A great first step is to get a state pension forecast. If there are any gaps in your national insurance (NI) record – you need 35 qualifying years to receive the full amount – the sooner you can plug them, the better. This is particularly important if you’ve taken time out of the workforce to care for young children and/or elderly parents; two tasks that disproportionately fall at the feet of women.
While the state pension can provide a valuable source of income in later life, it alone is unlikely to be enough to achieve a comfortable lifestyle.
Retirement planning is, of course, a personal affair; one’s comfort is another’s luxury. The key is to think about how you would like to spend your time in old age and work out how much you’ll need every year to live the life you want.
If you’ve spent years out of the workplace, you might feel your current savings are a bit light. To make up for lost time, consider topping up your savings, which you can do by putting more each month into your workplace scheme or setting up a separate personal pension.
The former should typically be your first port of call, as your employer may match some or all the extra to choose to contribute. And if they operate a salary sacrifice scheme, your payments will escape NI as well as income tax, putting some extra money in your pocket.
If you’ve maxed out your workplace benefits, or are self-employed, a great way to put yourself in the driver’s seat is to open a Self-Invested Personal Pension (SIPP). Unlike many other pensions, you have the flexibility to select how and where your money is invested. Bear in mind, you must be happy to make your own investment decisions.
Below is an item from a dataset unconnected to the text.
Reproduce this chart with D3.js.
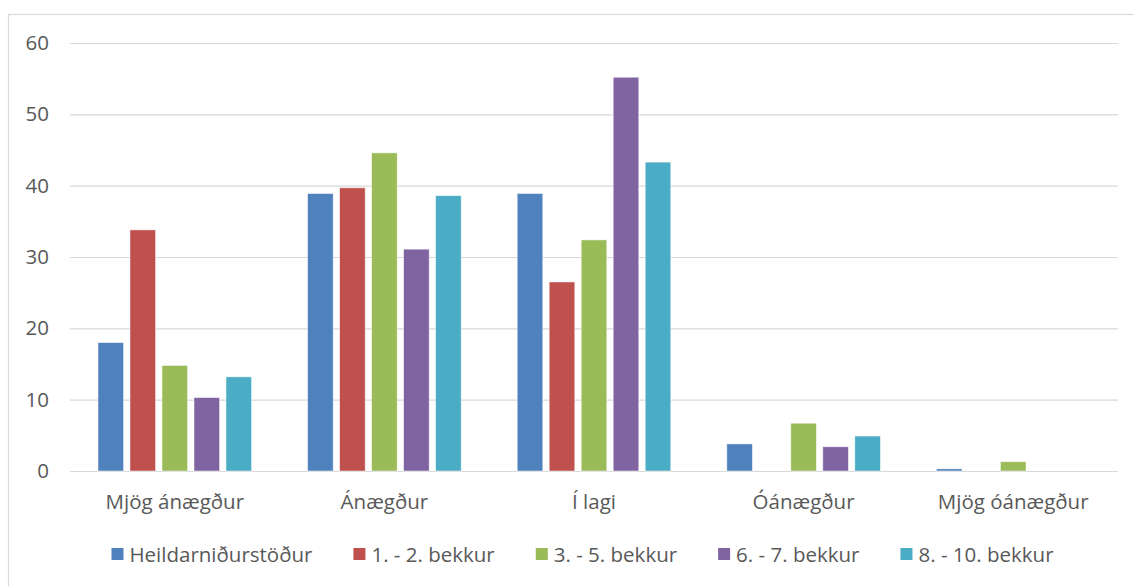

Finally, a task that can put you further down the track without any extra funding is to round-up any lost or misplaced pensions, which you can do by either using the government’s online tracing service or contacting your previous employer(s). To avoid pensions going astray in the future, consider merging several into a single plan, which you can do within a SIPP. This can make things easier to manage and reduce your fees – just make sure you don’t lose any valuable guarantees in the process.